I don’t want to make it sound like I am less than impressed by Colin Dexter’s Inspector Morse books. Nothing could be further from the truth. Many people will swear that they are among the best Crime Fiction ever written. Although I wouldn’t go quite that far, I really did enjoy reading the books as they came out, especially the middle order titles such as The Wench Is Dead and The Secret That Is Ours.

Colin was famously a crossword buff and the puzzles were the part of the writing he most enjoyed. At the heart of every Inspector Morse book is a conundrum, a mystery Morse fears he cannot solve. As I’ve said before, I thought the puzzles worked better on the screen than in print. This was partly because the camera can be more selective than any author can afford to be when writing.
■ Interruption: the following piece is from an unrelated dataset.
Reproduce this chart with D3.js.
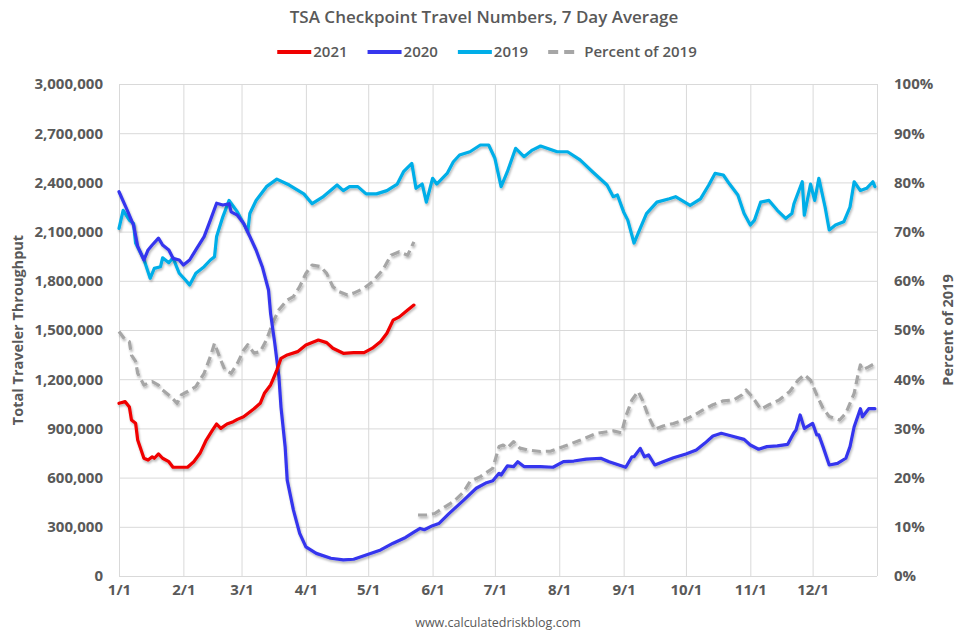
<!DOCTYPE html>
<html>
<head>
<meta charset="utf-8">
<script src="https://cdn.jsdelivr.net/npm/d3@7"></script>
<style>
  body { margin: 0; background: #fff; }
  text { font-family: "Open Sans", sans-serif; fill: #595959; }
</style>
</head>
<body>
<script>
// [day of year (0 = Jan 1), travelers in thousands]
var tsa2021 = [
  [0,1053],[3,1063],[5,1030],[6,951],[8,931],[9,829],[12,718],[14,707],[16,727],[17,718],
  [19,744],[21,718],[24,697],[26,663],[29,663],[33,663],[36,697],[39,748],[42,829],[45,890],
  [47,927],[49,900],[52,927],[55,941],[57,955],[60,971],[65,1020],[68,1053],[70,1114],[73,1165],
  [74,1195],[76,1256],[78,1327],[81,1348],[86,1368],[90,1409],[96,1439],[100,1423],[103,1389],
  [108,1358],[113,1362],[118,1362],[122,1389],[126,1430],[129,1480],[132,1560],[135,1580],
  [139,1622],[142,1652]
];
var tsa2020 = [
  [0,2343],[4,2230],[7,2140],[9,2010],[12,1927],[14,1988],[16,2018],[19,2060],[21,2018],[24,1988],
  [26,1937],[29,1927],[31,1896],[34,1927],[37,1988],[41,2069],[44,2170],[47,2273],[50,2262],
  [53,2270],[54,2220],[57,2200],[60,2150],[63,2070],[66,1988],[69,1886],[72,1744],[73,1600],
  [75,1420],[77,1215],[78,1030],[80,788],[81,585],[84,402],[87,260],[90,178],[95,138],[102,108],
  [108,98],[113,102],[119,128],[126,159],[132,200],[138,235],[142,267],[145,290],[147,282],
  [151,307],[154,320],[159,382],[166,463],[172,535],[177,569],[180,581],[183,626],[184,616],
  [187,671],[190,667],[192,697],[195,667],[203,667],[209,663],[214,697],[219,701],[225,713],
  [232,718],[236,697],[244,663],[247,727],[248,727],[251,778],[253,727],[255,738],[258,677],
  [262,697],[267,721],[273,744],[278,768],[282,809],[286,854],[290,870],[295,854],[301,833],
  [304,799],[308,773],[312,789],[317,793],[322,803],[325,874],[326,890],[328,982],[330,900],
  [334,931],[336,860],[337,860],[339,789],[342,677],[346,687],[350,718],[352,789],[354,910],
  [357,1020],[358,971],[361,1020],[364,1020]
];
var tsa2019 = [
  [0,2120],[2,2230],[5,2170],[7,2150],[8,2030],[12,1930],[15,1815],[17,1876],[20,1886],[21,1940],
  [24,1910],[26,1940],[29,1846],[32,1805],[34,1774],[37,1846],[41,1886],[44,1927],[46,1947],
  [47,2070],[50,2190],[53,2290],[57,2220],[60,2150],[62,2100],[63,2210],[66,2290],[71,2374],
  [76,2420],[82,2384],[89,2330],[93,2270],[98,2310],[105,2384],[108,2350],[111,2374],[115,2374],
  [119,2330],[124,2330],[129,2350],[134,2390],[137,2465],[141,2516],[143,2364],[146,2390],
  [148,2280],[151,2425],[153,2390],[158,2455],[161,2526],[164,2567],[169,2587],[174,2628],
  [178,2628],[181,2547],[184,2374],[187,2465],[191,2608],[195,2557],[199,2597],[203,2622],
  [211,2587],[216,2587],[222,2537],[228,2465],[235,2384],[238,2313],[240,2323],[243,2220],
  [245,2170],[248,2030],[250,2090],[254,2210],[259,2280],[265,2300],[268,2313],[275,2260],
  [280,2300],[284,2384],[287,2455],[291,2445],[294,2390],[298,2323],[301,2210],[304,2140],
  [306,2170],[309,2280],[313,2290],[317,2230],[321,2180],[324,2210],[325,2270],[329,2404],
  [330,2200],[333,2390],[335,2290],[337,2425],[340,2250],[342,2110],[345,2140],[349,2160],
  [352,2250],[354,2404],[357,2350],[360,2364],[363,2404],[364,2374]
];
// percent of 2019, null = gap in the line
var pctOf2019 = [
  [0,49.7],[3,48],[5,47.6],[6,44.9],[8,43.6],[9,41.2],[12,38.8],[14,39.2],[16,39.5],[19,38.8],
  [21,37.8],[25,36.4],[28,35.1],[30,36.8],[33,37.5],[37,38.5],[41,41.2],[44,44.6],[46,47.3],
  [49,43.9],[51,41.9],[54,41.2],[57,43.2],[60,45.9],[62,47],[65,45.3],[68,45.6],[71,48],[74,51.4],
  [77,54.1],[81,56.1],[84,56.8],[87,58.8],[90,61.5],[93,63.2],[97,62.9],[100,61.5],[103,58.8],
  [106,57.8],[110,57.1],[113,57.5],[118,58.5],[122,59.8],[127,62.2],[131,65.2],[135,65.9],
  [139,65.2],[142,67.9],[143,null],
  [144,12.4],[148,12.4],[152,12.7],[156,13.8],[161,15.1],[166,17.1],[169,19.2],[174,20.2],
  [180,21.9],[183,26.3],[185,26.6],[187,26],[190,27.3],[193,26],[197,25.6],[203,25.3],[208,25.4],
  [214,26.3],[222,27.6],[230,29],[238,29.5],[242,29.1],[244,32.4],[247,35.8],[250,37.5],
  [252,35.8],[255,32.4],[258,29.8],[262,30.5],[267,31],[272,31.7],[277,32.7],[281,33.7],
  [286,34.8],[291,35.6],[296,35.8],[300,36.8],[302,37.8],[305,36.4],[309,33.9],[313,34.8],
  [318,35.8],[323,37.5],[327,39.8],[330,40.9],[333,39.8],[336,36.8],[339,34.1],[342,32.4],
  [347,31.7],[350,33.1],[354,37.1],[356,41.2],[357,42.9],[358,41.9],[361,42.5],[364,43.2]
];
var monthLabels = ['1/1','2/1','3/1','4/1','5/1','6/1','7/1','8/1','9/1','10/1','11/1','12/1'];
var monthStarts = [0,31,59,90,120,151,181,212,243,273,304,334];
var leftTicks = [0,300,600,900,1200,1500,1800,2100,2400,2700,3000];
var rightTicks = [0,10,20,30,40,50,60,70,80,90,100];

var width = 956, height = 631;
var plotLeft = 119, plotRight = 877, plotTop = 84, plotBottom = 576;

var svg = d3.select('body').append('svg')
  .attr('width', width)
  .attr('height', height);

// soft shadow under the lines, like the spreadsheet chart
var shadow = svg.append('defs').append('filter')
  .attr('id', 'shadow')
  .attr('x', '-5%').attr('y', '-5%')
  .attr('width', '110%').attr('height', '110%');
shadow.append('feDropShadow')
  .attr('dx', 1).attr('dy', 2)
  .attr('stdDeviation', 1.3)
  .attr('flood-color', '#000')
  .attr('flood-opacity', 0.28);

var x = d3.scaleLinear().domain([0, 365]).range([plotLeft, plotRight]);
var y = d3.scaleLinear().domain([0, 3000]).range([plotBottom, plotTop]);
var yPct = d3.scaleLinear().domain([0, 100]).range([plotBottom, plotTop]);

function styleLabels(sel) {
  sel.attr('font-size', '15px')
    .attr('font-weight', 'bold')
    .attr('fill', '#595959')
    .attr('font-family', '"Open Sans", sans-serif');
}

// gridlines
svg.append('g')
  .attr('transform', 'translate(' + plotLeft + ',0)')
  .call(d3.axisLeft(y).tickValues(leftTicks).tickSize(-(plotRight - plotLeft)).tickFormat(''))
  .call(function(g) { g.select('.domain').remove(); })
  .selectAll('line')
  .attr('stroke', '#d9d9d9');

svg.append('g')
  .attr('transform', 'translate(0,' + plotBottom + ')')
  .call(d3.axisBottom(x).tickValues(monthStarts.concat([365])).tickSize(-(plotBottom - plotTop)).tickFormat(''))
  .call(function(g) { g.select('.domain').remove(); })
  .selectAll('line')
  .attr('stroke', '#d9d9d9');

// left axis labels
var fmt = d3.format(',');
svg.append('g')
  .attr('transform', 'translate(' + plotLeft + ',0)')
  .call(d3.axisLeft(y).tickValues(leftTicks).tickSize(0).tickPadding(16)
    .tickFormat(function(d) { return fmt(d * 1000); }))
  .call(function(g) { g.select('.domain').remove(); })
  .selectAll('text')
  .call(styleLabels);

// right axis labels
svg.append('g')
  .attr('transform', 'translate(' + plotRight + ',0)')
  .call(d3.axisRight(yPct).tickValues(rightTicks).tickSize(0).tickPadding(17)
    .tickFormat(function(d) { return d + '%'; }))
  .call(function(g) { g.select('.domain').remove(); })
  .selectAll('text')
  .call(styleLabels);

// bottom axis labels
svg.append('g')
  .attr('transform', 'translate(0,' + plotBottom + ')')
  .call(d3.axisBottom(x).tickValues(monthStarts).tickSize(0).tickPadding(8)
    .tickFormat(function(d, i) { return monthLabels[i]; }))
  .call(function(g) { g.select('.domain').remove(); })
  .selectAll('text')
  .call(styleLabels);

// axis titles
svg.append('text')
  .attr('transform', 'translate(23,' + ((plotTop + plotBottom) / 2) + ') rotate(-90)')
  .attr('text-anchor', 'middle')
  .attr('font-size', '14.5px')
  .attr('font-weight', 'bold')
  .text('Total Traveler Throughput');

svg.append('text')
  .attr('transform', 'translate(953,' + ((plotTop + plotBottom) / 2) + ') rotate(-90)')
  .attr('text-anchor', 'middle')
  .attr('font-size', '14.5px')
  .attr('font-weight', 'bold')
  .text('Percent of 2019');

// title
svg.append('text')
  .attr('x', 484)
  .attr('y', 23)
  .attr('text-anchor', 'middle')
  .attr('font-size', '17px')
  .attr('font-weight', 600)
  .text('TSA Checkpoint Travel Numbers, 7 Day Average');

// footer
svg.append('text')
  .attr('x', 498)
  .attr('y', 627)
  .attr('text-anchor', 'middle')
  .attr('font-size', '12.5px')
  .text('www.calculatedriskblog.com');

// lines
var line = d3.line()
  .defined(function(d) { return d[1] !== null; })
  .x(function(d) { return x(d[0]); })
  .y(function(d) { return y(d[1]); });

var pctLine = d3.line()
  .defined(function(d) { return d[1] !== null; })
  .x(function(d) { return x(d[0]); })
  .y(function(d) { return yPct(d[1]); });

var series = [
  { name: '2021', data: tsa2021, color: '#f00000', dash: null, gen: line },
  { name: '2020', data: tsa2020, color: '#3636ee', dash: null, gen: line },
  { name: '2019', data: tsa2019, color: '#00aee8', dash: null, gen: line },
  { name: 'Percent of 2019', data: pctOf2019, color: '#a6a6a6', dash: '9,5', gen: pctLine }
];

// draw order: 2019 bottom, then percent, 2020, 2021 on top
[2, 3, 1, 0].forEach(function(i) {
  var s = series[i];
  svg.append('path')
    .datum(s.data)
    .attr('d', s.gen)
    .attr('fill', 'none')
    .attr('stroke', s.color)
    .attr('stroke-width', 3.2)
    .attr('stroke-linejoin', 'round')
    .attr('stroke-linecap', s.dash ? 'butt' : 'round')
    .attr('stroke-dasharray', s.dash)
    .attr('filter', 'url(#shadow)');
});

// legend
var legend = svg.append('g');
var lx = 0;
var items = legend.selectAll('g')
  .data(series)
  .enter()
  .append('g');

items.append('line')
  .attr('x1', 0).attr('x2', function(d) { return d.dash ? 26 : 34; })
  .attr('y1', 0).attr('y2', 0)
  .attr('stroke', function(d) { return d.color; })
  .attr('stroke-width', 4)
  .attr('stroke-dasharray', function(d) { return d.dash ? '10,6' : null; });

items.append('text')
  .attr('x', function(d) { return d.dash ? 36 : 36; })
  .attr('y', 5)
  .attr('font-size', '15px')
  .attr('font-weight', 600)
  .text(function(d) { return d.name; });

items.each(function(d) {
  var w = this.getBBox().width;
  d3.select(this).attr('transform', 'translate(' + lx + ',0)');
  lx += w + 20;
});
legend.attr('transform', 'translate(' + (487 - (lx - 20) / 2) + ',52)');
</script>
</body>
</html>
Puzzlers like Colin Dexter enjoy fooling their audiences. The pleasure they receive is greatly reduced if they are forced to cheat by withholding clues or giving misinformation. There is a difference between misdirection and misinformation, as every magician knows. If you can play fair and still fool your readers, then you are a genius of Mystery Fiction. Colin Dexter was such an author.

I have a feeling that my enjoyment of the Inspector Morse books was greatly enhanced by being able to bring to mind the Oxford of the television series.

Colin Dexter, you made a tremendous impact of Crime and Mystery Fiction in the 20th Century. You will be sorely missed.